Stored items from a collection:
* start *

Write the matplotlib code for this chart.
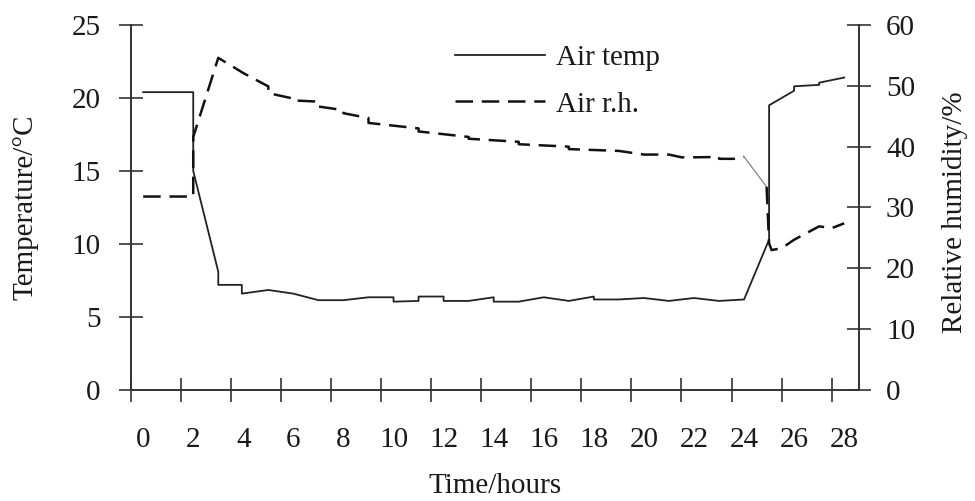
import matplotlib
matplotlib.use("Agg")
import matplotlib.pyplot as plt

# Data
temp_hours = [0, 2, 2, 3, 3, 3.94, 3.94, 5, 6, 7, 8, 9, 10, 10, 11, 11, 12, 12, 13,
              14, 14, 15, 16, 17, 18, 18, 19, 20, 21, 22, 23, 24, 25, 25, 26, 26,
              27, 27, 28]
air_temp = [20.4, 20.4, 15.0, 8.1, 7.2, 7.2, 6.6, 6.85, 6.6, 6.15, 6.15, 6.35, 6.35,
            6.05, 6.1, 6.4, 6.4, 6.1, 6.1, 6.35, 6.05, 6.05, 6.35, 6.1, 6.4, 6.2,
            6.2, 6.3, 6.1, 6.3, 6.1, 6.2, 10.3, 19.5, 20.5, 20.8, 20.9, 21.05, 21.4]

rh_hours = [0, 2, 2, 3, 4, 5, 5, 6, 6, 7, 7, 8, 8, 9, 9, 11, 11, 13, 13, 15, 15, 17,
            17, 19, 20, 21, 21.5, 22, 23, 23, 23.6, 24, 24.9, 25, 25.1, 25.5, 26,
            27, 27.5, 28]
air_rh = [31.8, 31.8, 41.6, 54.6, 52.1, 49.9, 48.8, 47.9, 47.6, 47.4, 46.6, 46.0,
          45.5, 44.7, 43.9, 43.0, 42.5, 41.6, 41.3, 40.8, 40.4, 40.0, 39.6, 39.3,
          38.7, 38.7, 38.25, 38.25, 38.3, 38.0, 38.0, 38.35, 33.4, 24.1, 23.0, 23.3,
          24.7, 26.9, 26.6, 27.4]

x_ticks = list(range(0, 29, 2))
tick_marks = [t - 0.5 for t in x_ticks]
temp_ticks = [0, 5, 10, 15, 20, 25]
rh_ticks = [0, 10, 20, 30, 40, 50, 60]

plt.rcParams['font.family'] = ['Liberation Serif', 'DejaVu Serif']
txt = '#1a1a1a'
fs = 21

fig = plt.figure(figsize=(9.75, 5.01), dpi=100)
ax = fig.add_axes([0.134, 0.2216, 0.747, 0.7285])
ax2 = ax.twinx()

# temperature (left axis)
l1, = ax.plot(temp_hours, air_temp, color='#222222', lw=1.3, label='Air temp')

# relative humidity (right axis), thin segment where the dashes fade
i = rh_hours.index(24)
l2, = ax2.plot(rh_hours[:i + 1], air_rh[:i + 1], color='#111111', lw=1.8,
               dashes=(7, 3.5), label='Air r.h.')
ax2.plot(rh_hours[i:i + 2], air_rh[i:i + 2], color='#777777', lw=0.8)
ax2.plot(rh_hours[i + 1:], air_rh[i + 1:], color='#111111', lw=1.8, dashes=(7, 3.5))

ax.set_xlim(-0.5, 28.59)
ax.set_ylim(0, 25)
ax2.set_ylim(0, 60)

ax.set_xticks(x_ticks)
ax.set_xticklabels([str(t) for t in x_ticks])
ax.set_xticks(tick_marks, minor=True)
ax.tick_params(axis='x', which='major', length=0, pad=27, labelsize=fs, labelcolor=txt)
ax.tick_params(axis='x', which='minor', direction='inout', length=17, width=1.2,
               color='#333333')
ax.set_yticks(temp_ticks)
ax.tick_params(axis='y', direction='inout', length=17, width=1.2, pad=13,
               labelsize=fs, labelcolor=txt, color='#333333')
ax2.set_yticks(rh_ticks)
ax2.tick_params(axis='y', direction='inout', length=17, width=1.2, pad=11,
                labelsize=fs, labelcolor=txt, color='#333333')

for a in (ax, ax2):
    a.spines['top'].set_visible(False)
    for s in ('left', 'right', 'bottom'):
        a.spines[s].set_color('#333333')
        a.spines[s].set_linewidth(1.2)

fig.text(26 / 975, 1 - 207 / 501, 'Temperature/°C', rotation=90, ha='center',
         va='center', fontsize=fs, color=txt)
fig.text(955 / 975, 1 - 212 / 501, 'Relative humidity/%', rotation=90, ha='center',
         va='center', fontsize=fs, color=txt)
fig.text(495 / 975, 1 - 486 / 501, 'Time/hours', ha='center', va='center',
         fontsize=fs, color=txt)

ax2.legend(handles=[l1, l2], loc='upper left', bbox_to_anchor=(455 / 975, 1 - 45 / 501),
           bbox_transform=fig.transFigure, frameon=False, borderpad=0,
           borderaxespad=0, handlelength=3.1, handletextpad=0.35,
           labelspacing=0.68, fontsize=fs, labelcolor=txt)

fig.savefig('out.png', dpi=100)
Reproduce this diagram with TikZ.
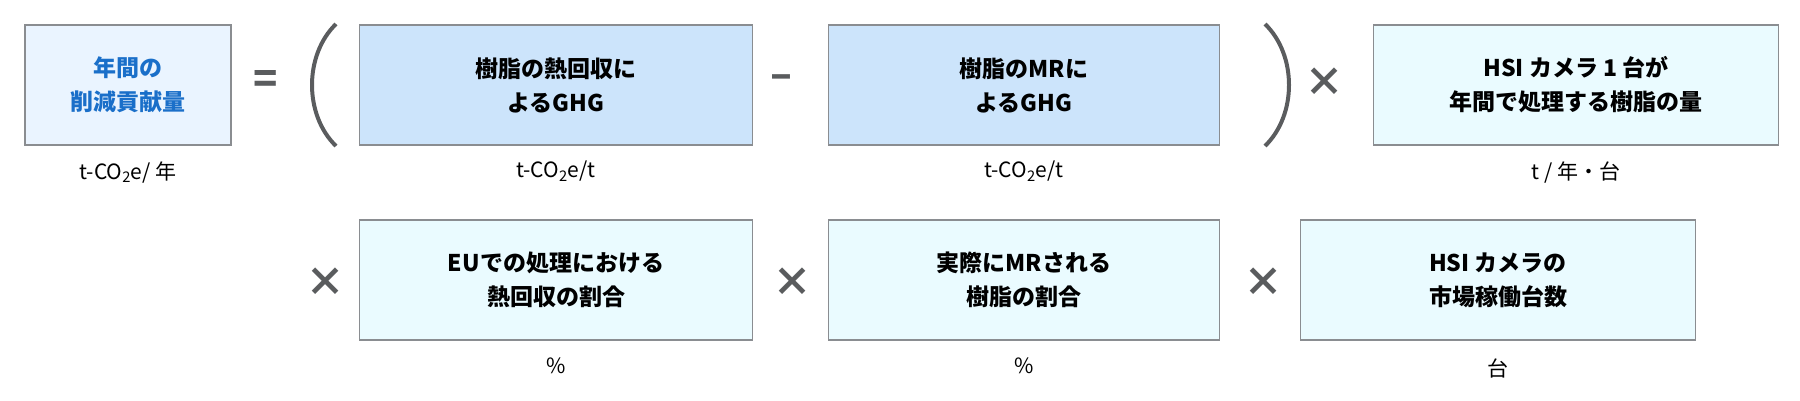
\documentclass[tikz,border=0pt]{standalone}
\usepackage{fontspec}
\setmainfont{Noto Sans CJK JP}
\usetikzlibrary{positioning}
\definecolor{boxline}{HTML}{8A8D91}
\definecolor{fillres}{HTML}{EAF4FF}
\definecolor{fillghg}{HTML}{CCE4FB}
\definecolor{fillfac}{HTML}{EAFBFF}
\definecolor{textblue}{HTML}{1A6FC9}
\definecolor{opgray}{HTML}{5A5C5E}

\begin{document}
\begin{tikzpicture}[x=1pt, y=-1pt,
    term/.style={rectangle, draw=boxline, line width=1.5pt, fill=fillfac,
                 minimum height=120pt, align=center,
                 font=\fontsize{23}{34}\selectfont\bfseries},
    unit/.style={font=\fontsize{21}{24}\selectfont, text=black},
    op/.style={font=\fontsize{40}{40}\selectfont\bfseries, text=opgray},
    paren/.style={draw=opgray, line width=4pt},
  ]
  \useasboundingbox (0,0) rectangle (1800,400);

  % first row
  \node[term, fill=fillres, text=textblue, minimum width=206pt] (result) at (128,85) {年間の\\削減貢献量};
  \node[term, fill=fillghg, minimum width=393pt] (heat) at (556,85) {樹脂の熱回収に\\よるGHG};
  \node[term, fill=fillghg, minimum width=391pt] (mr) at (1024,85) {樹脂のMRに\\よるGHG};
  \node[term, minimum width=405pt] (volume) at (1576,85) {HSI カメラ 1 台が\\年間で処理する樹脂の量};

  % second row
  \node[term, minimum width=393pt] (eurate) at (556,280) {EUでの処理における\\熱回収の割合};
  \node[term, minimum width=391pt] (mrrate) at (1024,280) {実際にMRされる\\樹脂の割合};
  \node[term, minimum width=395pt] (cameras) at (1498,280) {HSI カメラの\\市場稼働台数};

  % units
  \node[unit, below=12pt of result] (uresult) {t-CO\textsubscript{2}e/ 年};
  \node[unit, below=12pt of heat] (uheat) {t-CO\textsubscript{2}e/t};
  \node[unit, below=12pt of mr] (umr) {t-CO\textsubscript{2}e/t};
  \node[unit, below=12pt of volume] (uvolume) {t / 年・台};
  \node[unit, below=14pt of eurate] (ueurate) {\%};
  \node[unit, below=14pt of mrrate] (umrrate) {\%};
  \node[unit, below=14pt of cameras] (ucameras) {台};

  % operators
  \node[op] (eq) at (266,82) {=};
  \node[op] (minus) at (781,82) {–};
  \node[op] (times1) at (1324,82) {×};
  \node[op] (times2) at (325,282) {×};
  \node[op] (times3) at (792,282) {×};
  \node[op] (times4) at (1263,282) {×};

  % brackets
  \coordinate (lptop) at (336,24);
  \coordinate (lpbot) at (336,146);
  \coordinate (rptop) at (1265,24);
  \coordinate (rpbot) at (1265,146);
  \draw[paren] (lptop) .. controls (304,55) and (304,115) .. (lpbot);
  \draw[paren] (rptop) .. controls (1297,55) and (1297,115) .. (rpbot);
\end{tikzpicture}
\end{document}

* end *

# [Problem to solve]
Copy out the data above exactly, except the pictures.

# [Result for this task]
Write the matplotlib code for this chart.
import matplotlib
matplotlib.use("Agg")
import matplotlib.pyplot as plt

# Data
temp_hours = [0, 2, 2, 3, 3, 3.94, 3.94, 5, 6, 7, 8, 9, 10, 10, 11, 11, 12, 12, 13,
              14, 14, 15, 16, 17, 18, 18, 19, 20, 21, 22, 23, 24, 25, 25, 26, 26,
              27, 27, 28]
air_temp = [20.4, 20.4, 15.0, 8.1, 7.2, 7.2, 6.6, 6.85, 6.6, 6.15, 6.15, 6.35, 6.35,
            6.05, 6.1, 6.4, 6.4, 6.1, 6.1, 6.35, 6.05, 6.05, 6.35, 6.1, 6.4, 6.2,
            6.2, 6.3, 6.1, 6.3, 6.1, 6.2, 10.3, 19.5, 20.5, 20.8, 20.9, 21.05, 21.4]

rh_hours = [0, 2, 2, 3, 4, 5, 5, 6, 6, 7, 7, 8, 8, 9, 9, 11, 11, 13, 13, 15, 15, 17,
            17, 19, 20, 21, 21.5, 22, 23, 23, 23.6, 24, 24.9, 25, 25.1, 25.5, 26,
            27, 27.5, 28]
air_rh = [31.8, 31.8, 41.6, 54.6, 52.1, 49.9, 48.8, 47.9, 47.6, 47.4, 46.6, 46.0,
          45.5, 44.7, 43.9, 43.0, 42.5, 41.6, 41.3, 40.8, 40.4, 40.0, 39.6, 39.3,
          38.7, 38.7, 38.25, 38.25, 38.3, 38.0, 38.0, 38.35, 33.4, 24.1, 23.0, 23.3,
          24.7, 26.9, 26.6, 27.4]

x_ticks = list(range(0, 29, 2))
tick_marks = [t - 0.5 for t in x_ticks]
temp_ticks = [0, 5, 10, 15, 20, 25]
rh_ticks = [0, 10, 20, 30, 40, 50, 60]

plt.rcParams['font.family'] = ['Liberation Serif', 'DejaVu Serif']
txt = '#1a1a1a'
fs = 21

fig = plt.figure(figsize=(9.75, 5.01), dpi=100)
ax = fig.add_axes([0.134, 0.2216, 0.747, 0.7285])
ax2 = ax.twinx()

# temperature (left axis)
l1, = ax.plot(temp_hours, air_temp, color='#222222', lw=1.3, label='Air temp')

# relative humidity (right axis), thin segment where the dashes fade
i = rh_hours.index(24)
l2, = ax2.plot(rh_hours[:i + 1], air_rh[:i + 1], color='#111111', lw=1.8,
               dashes=(7, 3.5), label='Air r.h.')
ax2.plot(rh_hours[i:i + 2], air_rh[i:i + 2], color='#777777', lw=0.8)
ax2.plot(rh_hours[i + 1:], air_rh[i + 1:], color='#111111', lw=1.8, dashes=(7, 3.5))

ax.set_xlim(-0.5, 28.59)
ax.set_ylim(0, 25)
ax2.set_ylim(0, 60)

ax.set_xticks(x_ticks)
ax.set_xticklabels([str(t) for t in x_ticks])
ax.set_xticks(tick_marks, minor=True)
ax.tick_params(axis='x', which='major', length=0, pad=27, labelsize=fs, labelcolor=txt)
ax.tick_params(axis='x', which='minor', direction='inout', length=17, width=1.2,
               color='#333333')
ax.set_yticks(temp_ticks)
ax.tick_params(axis='y', direction='inout', length=17, width=1.2, pad=13,
               labelsize=fs, labelcolor=txt, color='#333333')
ax2.set_yticks(rh_ticks)
ax2.tick_params(axis='y', direction='inout', length=17, width=1.2, pad=11,
                labelsize=fs, labelcolor=txt, color='#333333')

for a in (ax, ax2):
    a.spines['top'].set_visible(False)
    for s in ('left', 'right', 'bottom'):
        a.spines[s].set_color('#333333')
        a.spines[s].set_linewidth(1.2)

fig.text(26 / 975, 1 - 207 / 501, 'Temperature/°C', rotation=90, ha='center',
         va='center', fontsize=fs, color=txt)
fig.text(955 / 975, 1 - 212 / 501, 'Relative humidity/%', rotation=90, ha='center',
         va='center', fontsize=fs, color=txt)
fig.text(495 / 975, 1 - 486 / 501, 'Time/hours', ha='center', va='center',
         fontsize=fs, color=txt)

ax2.legend(handles=[l1, l2], loc='upper left', bbox_to_anchor=(455 / 975, 1 - 45 / 501),
           bbox_transform=fig.transFigure, frameon=False, borderpad=0,
           borderaxespad=0, handlelength=3.1, handletextpad=0.35,
           labelspacing=0.68, fontsize=fs, labelcolor=txt)

fig.savefig('out.png', dpi=100)
Reproduce this diagram with TikZ.
\documentclass[tikz,border=0pt]{standalone}
\usepackage{fontspec}
\setmainfont{Noto Sans CJK JP}
\usetikzlibrary{positioning}
\definecolor{boxline}{HTML}{8A8D91}
\definecolor{fillres}{HTML}{EAF4FF}
\definecolor{fillghg}{HTML}{CCE4FB}
\definecolor{fillfac}{HTML}{EAFBFF}
\definecolor{textblue}{HTML}{1A6FC9}
\definecolor{opgray}{HTML}{5A5C5E}

\begin{document}
\begin{tikzpicture}[x=1pt, y=-1pt,
    term/.style={rectangle, draw=boxline, line width=1.5pt, fill=fillfac,
                 minimum height=120pt, align=center,
                 font=\fontsize{23}{34}\selectfont\bfseries},
    unit/.style={font=\fontsize{21}{24}\selectfont, text=black},
    op/.style={font=\fontsize{40}{40}\selectfont\bfseries, text=opgray},
    paren/.style={draw=opgray, line width=4pt},
  ]
  \useasboundingbox (0,0) rectangle (1800,400);

  % first row
  \node[term, fill=fillres, text=textblue, minimum width=206pt] (result) at (128,85) {年間の\\削減貢献量};
  \node[term, fill=fillghg, minimum width=393pt] (heat) at (556,85) {樹脂の熱回収に\\よるGHG};
  \node[term, fill=fillghg, minimum width=391pt] (mr) at (1024,85) {樹脂のMRに\\よるGHG};
  \node[term, minimum width=405pt] (volume) at (1576,85) {HSI カメラ 1 台が\\年間で処理する樹脂の量};

  % second row
  \node[term, minimum width=393pt] (eurate) at (556,280) {EUでの処理における\\熱回収の割合};
  \node[term, minimum width=391pt] (mrrate) at (1024,280) {実際にMRされる\\樹脂の割合};
  \node[term, minimum width=395pt] (cameras) at (1498,280) {HSI カメラの\\市場稼働台数};

  % units
  \node[unit, below=12pt of result] (uresult) {t-CO\textsubscript{2}e/ 年};
  \node[unit, below=12pt of heat] (uheat) {t-CO\textsubscript{2}e/t};
  \node[unit, below=12pt of mr] (umr) {t-CO\textsubscript{2}e/t};
  \node[unit, below=12pt of volume] (uvolume) {t / 年・台};
  \node[unit, below=14pt of eurate] (ueurate) {\%};
  \node[unit, below=14pt of mrrate] (umrrate) {\%};
  \node[unit, below=14pt of cameras] (ucameras) {台};

  % operators
  \node[op] (eq) at (266,82) {=};
  \node[op] (minus) at (781,82) {–};
  \node[op] (times1) at (1324,82) {×};
  \node[op] (times2) at (325,282) {×};
  \node[op] (times3) at (792,282) {×};
  \node[op] (times4) at (1263,282) {×};

  % brackets
  \coordinate (lptop) at (336,24);
  \coordinate (lpbot) at (336,146);
  \coordinate (rptop) at (1265,24);
  \coordinate (rpbot) at (1265,146);
  \draw[paren] (lptop) .. controls (304,55) and (304,115) .. (lpbot);
  \draw[paren] (rptop) .. controls (1297,55) and (1297,115) .. (rpbot);
\end{tikzpicture}
\end{document}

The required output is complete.